**Task goal:** Include the line containing "ax = fig.add_axes([342" and all lines before it, repeated exactly from the listing below, without pictures.

==== Information provided ====

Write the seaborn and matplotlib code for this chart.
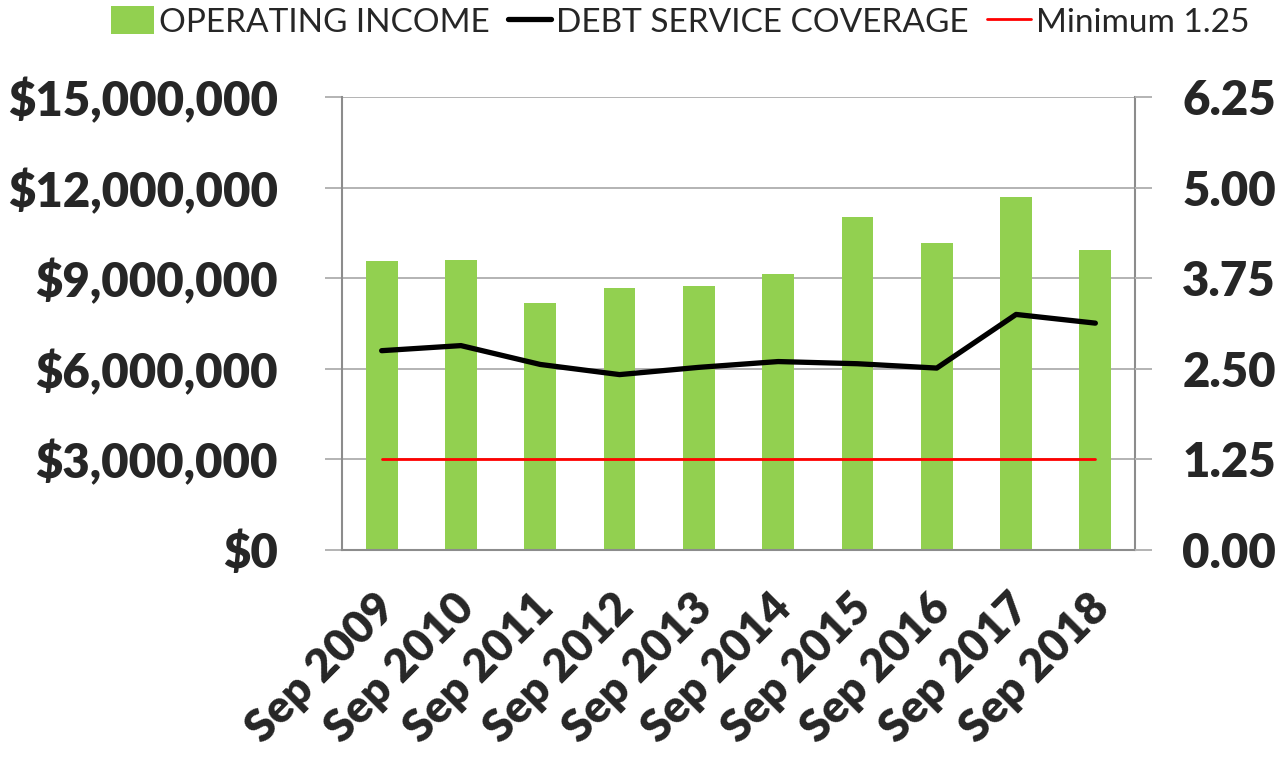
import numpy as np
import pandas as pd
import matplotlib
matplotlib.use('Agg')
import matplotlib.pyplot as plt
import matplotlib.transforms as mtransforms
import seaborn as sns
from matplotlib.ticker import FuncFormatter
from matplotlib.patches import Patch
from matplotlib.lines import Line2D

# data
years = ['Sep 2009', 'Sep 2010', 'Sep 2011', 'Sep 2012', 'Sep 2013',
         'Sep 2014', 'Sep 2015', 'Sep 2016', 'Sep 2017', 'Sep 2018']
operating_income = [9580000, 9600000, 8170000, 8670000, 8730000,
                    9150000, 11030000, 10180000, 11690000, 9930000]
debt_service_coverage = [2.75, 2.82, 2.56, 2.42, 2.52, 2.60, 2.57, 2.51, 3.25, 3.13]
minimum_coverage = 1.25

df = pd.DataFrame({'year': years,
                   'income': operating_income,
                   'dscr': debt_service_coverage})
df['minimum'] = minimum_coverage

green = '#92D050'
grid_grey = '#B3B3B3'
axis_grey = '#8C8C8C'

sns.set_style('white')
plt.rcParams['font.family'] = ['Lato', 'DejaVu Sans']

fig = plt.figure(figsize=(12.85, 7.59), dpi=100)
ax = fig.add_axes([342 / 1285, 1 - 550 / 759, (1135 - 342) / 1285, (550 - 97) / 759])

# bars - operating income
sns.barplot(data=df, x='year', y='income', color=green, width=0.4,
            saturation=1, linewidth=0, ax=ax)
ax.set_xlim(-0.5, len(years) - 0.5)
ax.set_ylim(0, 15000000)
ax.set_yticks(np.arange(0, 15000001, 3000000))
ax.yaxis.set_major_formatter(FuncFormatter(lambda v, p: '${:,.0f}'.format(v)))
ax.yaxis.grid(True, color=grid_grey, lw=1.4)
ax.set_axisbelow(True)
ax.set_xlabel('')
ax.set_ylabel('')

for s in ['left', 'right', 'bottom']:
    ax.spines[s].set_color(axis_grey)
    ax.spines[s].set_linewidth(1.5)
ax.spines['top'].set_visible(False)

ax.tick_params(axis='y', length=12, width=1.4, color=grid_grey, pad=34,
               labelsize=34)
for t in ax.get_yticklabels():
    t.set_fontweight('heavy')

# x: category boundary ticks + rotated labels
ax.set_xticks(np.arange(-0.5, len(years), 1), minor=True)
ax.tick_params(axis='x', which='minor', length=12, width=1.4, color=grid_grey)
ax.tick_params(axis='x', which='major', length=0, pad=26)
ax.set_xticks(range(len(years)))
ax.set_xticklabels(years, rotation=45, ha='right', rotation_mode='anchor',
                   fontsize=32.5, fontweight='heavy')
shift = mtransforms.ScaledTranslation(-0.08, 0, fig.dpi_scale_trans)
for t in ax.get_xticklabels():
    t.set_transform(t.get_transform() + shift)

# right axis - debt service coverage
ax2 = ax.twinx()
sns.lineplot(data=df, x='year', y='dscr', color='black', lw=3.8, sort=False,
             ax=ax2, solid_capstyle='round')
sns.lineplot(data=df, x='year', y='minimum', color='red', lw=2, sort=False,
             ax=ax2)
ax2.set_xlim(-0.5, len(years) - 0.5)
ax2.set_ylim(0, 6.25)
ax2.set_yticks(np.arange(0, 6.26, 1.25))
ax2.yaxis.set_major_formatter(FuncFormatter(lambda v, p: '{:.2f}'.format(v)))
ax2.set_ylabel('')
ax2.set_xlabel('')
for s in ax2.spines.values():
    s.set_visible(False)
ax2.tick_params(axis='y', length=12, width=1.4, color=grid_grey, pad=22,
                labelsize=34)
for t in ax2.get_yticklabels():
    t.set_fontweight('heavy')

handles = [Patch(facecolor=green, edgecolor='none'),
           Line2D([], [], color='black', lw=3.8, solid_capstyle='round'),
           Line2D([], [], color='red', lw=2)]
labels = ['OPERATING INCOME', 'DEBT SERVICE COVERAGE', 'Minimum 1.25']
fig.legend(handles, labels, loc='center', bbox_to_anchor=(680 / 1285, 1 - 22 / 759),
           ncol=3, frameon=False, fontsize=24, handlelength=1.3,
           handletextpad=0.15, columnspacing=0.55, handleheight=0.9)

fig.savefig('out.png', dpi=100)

====

**Result of the exercise:**
Write the seaborn and matplotlib code for this chart.
import numpy as np
import pandas as pd
import matplotlib
matplotlib.use('Agg')
import matplotlib.pyplot as plt
import matplotlib.transforms as mtransforms
import seaborn as sns
from matplotlib.ticker import FuncFormatter
from matplotlib.patches import Patch
from matplotlib.lines import Line2D

# data
years = ['Sep 2009', 'Sep 2010', 'Sep 2011', 'Sep 2012', 'Sep 2013',
         'Sep 2014', 'Sep 2015', 'Sep 2016', 'Sep 2017', 'Sep 2018']
operating_income = [9580000, 9600000, 8170000, 8670000, 8730000,
                    9150000, 11030000, 10180000, 11690000, 9930000]
debt_service_coverage = [2.75, 2.82, 2.56, 2.42, 2.52, 2.60, 2.57, 2.51, 3.25, 3.13]
minimum_coverage = 1.25

df = pd.DataFrame({'year': years,
                   'income': operating_income,
                   'dscr': debt_service_coverage})
df['minimum'] = minimum_coverage

green = '#92D050'
grid_grey = '#B3B3B3'
axis_grey = '#8C8C8C'

sns.set_style('white')
plt.rcParams['font.family'] = ['Lato', 'DejaVu Sans']

fig = plt.figure(figsize=(12.85, 7.59), dpi=100)
ax = fig.add_axes([342 / 1285, 1 - 550 / 759, (1135 - 342) / 1285, (550 - 97) / 759])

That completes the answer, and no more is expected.